The output is marked as an error when at least one of the monitored parameters exceeds its threshold in a significant portion of the samples collected during the past 7 days. The detailed result lists every threshold breach using one or more of the following messages:
Core ({name}) utilization has exceeded the 75% threshold in {x}% of the samples.Process ({name}) utilization has exceeded the 12% threshold in {x}% of the samples.The Total Handles utilization has exceeded the 13 000 000 threshold in {x} of the samples.The Total Threads utilization has exceeded the 30 000 threshold in {x} of the samples.The average of Physical Memory Usage is {x}% during the last 7 days.Disk ({name}) latency has exceeded the 20ms avg sec/read threshold in {x}% of the samples.Disk ({name}) latency has exceeded the 20ms avg sec/write threshold in {x}% of the samples.Disk ({name}) latency has exceeded the 20ms avg sec/transfer threshold in {x}% of the samples.
Warning
This BPA does not generate warnings.
Not Executed
If the test fails to execute for unexpected reasons and cannot provide a conclusive report because of this, the following messages can be shown:
Could not execute test ([message]): Returned when an unexpected exception occurs.Error on parsing the file:{file}. Extra Details: ...: Returned when one of the SLWatchdog XML reports does not contain all the expected sections (CPU cores, total physical memory, task manager processes, total handles or total threads).Files not found at C:\Skyline DataMiner\logging\WatchDog\Reports\: Returned when no valid SLWatchdog reports could be found for the past 7 days.
Note
If you get the exception BPA doesn't have valid signature, this means the BPA test is unsigned. To resolve this issue, contact Skyline to ask for the signed version of the BPA or upgrade DataMiner.
Possible solutions
- Impact: Operation of the DataMiner System might be affected by this problem.

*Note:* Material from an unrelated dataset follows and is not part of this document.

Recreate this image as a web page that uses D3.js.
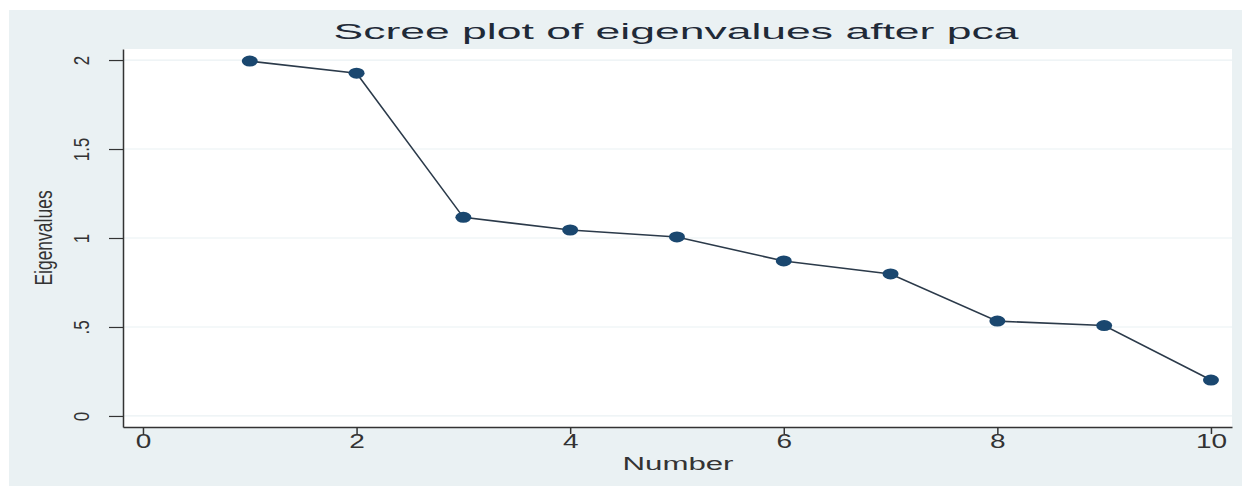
<!DOCTYPE html>
<html>
<head>
<meta charset="utf-8">
<script src="https://cdn.jsdelivr.net/npm/d3@7"></script>
<style>
  body { margin: 0; background: #fff; }
  text { font-family: "Liberation Sans", Arial, sans-serif; }
</style>
</head>
<body>
<svg id="scree"></svg>
<script>
// Data
let components = [1, 2, 3, 4, 5, 6, 7, 8, 9, 10];
let eigenvalues = [1.994, 1.926, 1.116, 1.045, 1.006, 0.871, 0.798, 0.533, 0.508, 0.202];
let xTicks = [0, 2, 4, 6, 8, 10];
let yTicks = [0, 0.5, 1, 1.5, 2];
let yTickLabels = ['0', '.5', '1', '1.5', '2'];

let width = 1242;
let height = 486;

let svg = d3.select('#scree')
    .attr('width', width)
    .attr('height', height);

// Stata-ish grey outer region
svg.append('rect')
    .attr('x', 9).attr('y', 10)
    .attr('width', width - 9).attr('height', height - 10)
    .attr('fill', '#eaf1f3');

// plot region
let plotLeft = 123, plotRight = 1232, plotTop = 49, plotBottom = 427;

svg.append('rect')
    .attr('x', plotLeft).attr('y', plotTop)
    .attr('width', plotRight - plotLeft).attr('height', plotBottom - plotTop)
    .attr('fill', '#ffffff');

// scales (domain padded like Stata does)
let x = d3.scaleLinear().domain([-0.187, 10.197]).range([plotLeft, plotRight]);
let y = d3.scaleLinear().domain([-0.062, 2.062]).range([plotBottom, plotTop]);

// grid lines
svg.append('g')
    .selectAll('line')
    .data(yTicks)
    .join('line')
    .attr('x1', plotLeft).attr('x2', plotRight)
    .attr('y1', d => y(d)).attr('y2', d => y(d))
    .attr('stroke', '#eaf1f3')
    .attr('stroke-width', 1.2);

// x axis
let xAxis = svg.append('g')
    .attr('transform', `translate(0,${plotBottom})`)
    .call(d3.axisBottom(x).tickValues(xTicks).tickSizeInner(7).tickSizeOuter(0).tickPadding(6));

xAxis.select('.domain').attr('stroke', '#333').attr('stroke-width', 1.5);
xAxis.selectAll('.tick line').attr('stroke', '#333').attr('stroke-width', 1.5);
xAxis.selectAll('.tick text')
    .attr('y', 0).attr('dy', 0)
    .attr('transform', 'translate(0,21) scale(1.4,1)')
    .attr('font-size', 20)
    .attr('fill', '#333');

// y axis
let yAxis = svg.append('g')
    .attr('transform', `translate(${plotLeft},0)`)
    .call(d3.axisLeft(y).tickValues(yTicks).tickFormat((d, i) => yTickLabels[i])
        .tickSizeInner(14).tickSizeOuter(0));

yAxis.select('.domain').attr('stroke', '#333').attr('stroke-width', 1.5);
yAxis.selectAll('.tick line').attr('stroke', '#333').attr('stroke-width', 1.2);
yAxis.selectAll('.tick text')
    .attr('x', 0).attr('dy', 0)
    .attr('text-anchor', 'middle')
    .attr('transform', 'translate(-34,0) scale(1.3,1) rotate(-90)')
    .attr('font-size', 17)
    .attr('fill', '#333');

// line + markers
let points = components.map((c, i) => ({ n: c, v: eigenvalues[i] }));

svg.append('path')
    .datum(points)
    .attr('fill', 'none')
    .attr('stroke', '#2b3a4a')
    .attr('stroke-width', 1.6)
    .attr('d', d3.line().x(d => x(d.n)).y(d => y(d.v)));

svg.append('g')
    .selectAll('ellipse')
    .data(points)
    .join('ellipse')
    .attr('cx', d => x(d.n))
    .attr('cy', d => y(d.v))
    .attr('rx', 8)
    .attr('ry', 5.5)
    .attr('fill', '#1a476f');

// title
svg.append('text')
    .attr('x', 676).attr('y', 39)
    .attr('text-anchor', 'middle')
    .attr('font-size', 22)
    .attr('textLength', 685)
    .attr('lengthAdjust', 'spacingAndGlyphs')
    .attr('fill', '#1f2a38')
    .text('Scree plot of eigenvalues after pca');

// x title
svg.append('text')
    .attr('x', 678).attr('y', 470)
    .attr('text-anchor', 'middle')
    .attr('font-size', 18)
    .attr('textLength', 111)
    .attr('lengthAdjust', 'spacingAndGlyphs')
    .attr('fill', '#333')
    .text('Number');

// y title
svg.append('text')
    .attr('text-anchor', 'middle')
    .attr('transform', 'translate(52,238) scale(1.35,1) rotate(-90)')
    .attr('font-size', 17.5)
    .attr('fill', '#333')
    .text('Eigenvalues');
</script>
</body>
</html>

- Corrective Action: Investigate the unusual resource usage on the affected Agent. Look into the processes, disks, or hardware components reported in the detailed output and take action to bring the resource usage back within the thresholds listed above.
Limitations
- The BPA only inspects the SLWatchdog reports stored under
C:\Skyline DataMiner\logging\WatchDog\Reports\. If those reports are not available (for example, on offline or recently installed Agents), the test cannot produce a conclusive result. - Thresholds are fixed and cannot currently be configured by the user.
- Only the parameters listed above are validated; other system health indicators are not yet covered.